Both Nichols and McChesney seem confident that Americans would go along with a plan to subsidize newspapers - even in the age of the Tea Party movement and a ballooning national deficit. Still, they concede that the idea’s success rides on how it is presented to the public.

The authors have already spoken to packed houses in Seattle, Portland, Ore., and San Francisco. They’ll bring the debate to the Harvard Coop, 1400 Massachusetts Ave., in Cambridge, tonight at 7.


Sportscaster Len Berman may face a tough crowd when he comes to the Wellesley Booksmith; his new book for young fans, “The Greatest Moments in Sports,’’ has New York Giants receiver David Tyree’s Super Bowl catch on the cover. But the colorful volume covers 24 other classic sports moments, from gymnast Nadia Comaneci’s perfect 10 to Secretariat’s Triple Crown win to the 1980 US Olympic men’s hockey team’s “Miracle on Ice.’’ Berman, who spent 40 years as a television sports reporter in Boston and New York, will speak at the Booksmith, 82 Central St. in Wellesley, on Feb. 6 at 2 p.m.

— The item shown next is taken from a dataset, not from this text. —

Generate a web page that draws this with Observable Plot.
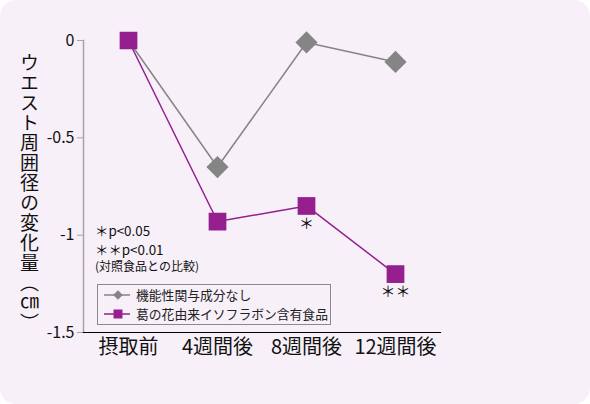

Ever wonder what would happen if an alternate-reality President Kennedy observed the real President Kennedy’s assassination, then fought to defend regular-universe Earth against extraterrestrial evil with the help of alternate-reality Martians? Michael J. Foy, a local author, will be at the Harvard Coop to discuss “The Kennedy Effect,’’ his work of speculative presidential sci-fi, tomorrow at 7 p.m.